The days grow shorter. The old sadness returns, speaking a language I still don’t understand. Autumn, I say, grateful to have a word for it.

 

The inner poet clears his throat. The inner poet insists that he can’t begin working until the trash is emptied and the house is tidy and the planets are aligned. But there’s no right time to start writing again. I can’t wait until I’m enlightened. I can’t wait until George W. Bush and Saddam Hussein sit down and work the damn thing out. As Gail Sher says in One Continuous Mistake: Four Noble Truths for Writers, “If writing is your practice, the only way to fail is not to write.”

 

After September 11, everything changed all right — for the flag makers, for the defense contractors. Soldier of Fortune, the magazine for mercenaries, saw its newsstand sales increase by more than 75 percent. I wonder: Will the war on terrorism include all the terrorists in this country, too? All the neo-Nazis and white supremacists? Will we raid their hideouts, too?

 

The president promises that evil will be vanquished, along with bad breath and the inheritance tax. The president promises to kill more of our enemies in less time, so that none of our soldiers will have to be late for dinner or miss the first twenty minutes of the big game.

 

When George W. Bush ran in 2000, his supporters insisted he was a family man, a God-fearing man, who would never disgrace the presidency as Bill Clinton had. They were right about one thing: no one has accused President Bush of sexual impropriety. In God’s eyes, Bush evidently believes, blowing up Baghdad is a lesser sin than getting a blow job in the Oval Office.

 

It didn’t take much to start World War I — the assassination of an archduke. Yet how rapidly Europe came crashing.

 

George W. Bush isn’t the enemy. Human nature isn’t the enemy. There is no enemy. Yet there is suffering. Gustave Flaubert: “Our ignorance of history makes us libel our own times. People have always been like this.”

 

I call D. to tell her of a friend’s death. D. says she won’t pretend to feel sad. Her attitude about death has changed. Our friend finished her work here, D. says, and it was time for her to go. I’m not sure how to respond. Movies make me cry, even bad movies sometimes. Death makes me cry. D. is right, of course. Yet how does one say goodbye without a piercing sadness — whether the one you love is moving to another city or to the city of the dead?

 

I don’t need to see death as an error. I don’t need to resent God for not creating a universe in which those I love live forever. A Course in Miracles insists, “Nothing real can be threatened.
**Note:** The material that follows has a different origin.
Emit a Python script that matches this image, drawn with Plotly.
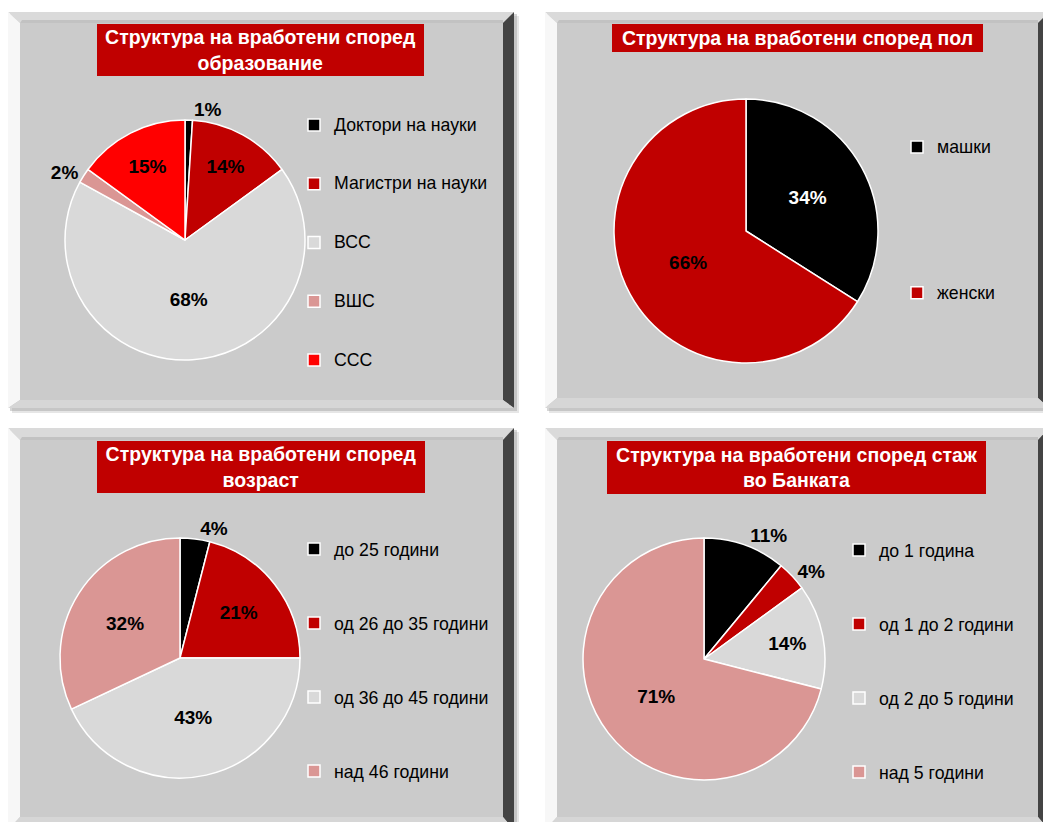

Nothing unreal exists.” I’ve been trying to understand those sentences for twenty years.

 

What a disappointment I am: When I’m working, because I think I could be working harder, and when I work so hard I ignore the beauty all around me; when I don’t meditate, because I think I’m too busy, and when I do meditate, because I get lost in my busy mind. Today, before doing any of my practices, or not doing them, or agonizing over whether I should or shouldn’t do them, can I just pause for a moment? Can I remember that I don’t have to be perfect to experience a moment of perfect love?

 

It takes so long to rub the sleep from my eyes, to shake off the dreams of my father and my father’s father, to remember that, like me, they were just men. Not patriarchs. Not father figures. Just men.

 

Deepening my awareness is a challenge. It isn’t a challenge because my parents didn’t love me enough. It’s a challenge because it’s a challenge; I don’t need to take it personally. I’ve spent years excavating my past, sorting and cataloging the wreckage. But who I really am, the essential truth of my being, can’t be grasped by the mind, no matter how acute my insights. I’ve confused introspection with awareness, but they’re not the same. Becoming the world’s leading expert on myself has nothing to do with being fully present.

 

I bow to the ancestors. They came for their lessons; I’ve come for mine.

 

The Muse smiles. One more flight, she whispers. I nod dumbly, too exhausted to reply. When she invited me up to her room, I was a young man; I wanted to be a writer; I took the stairs two at a time. How many stairs I’ve climbed since then. How many times she’s assured me there’s just one more flight to go.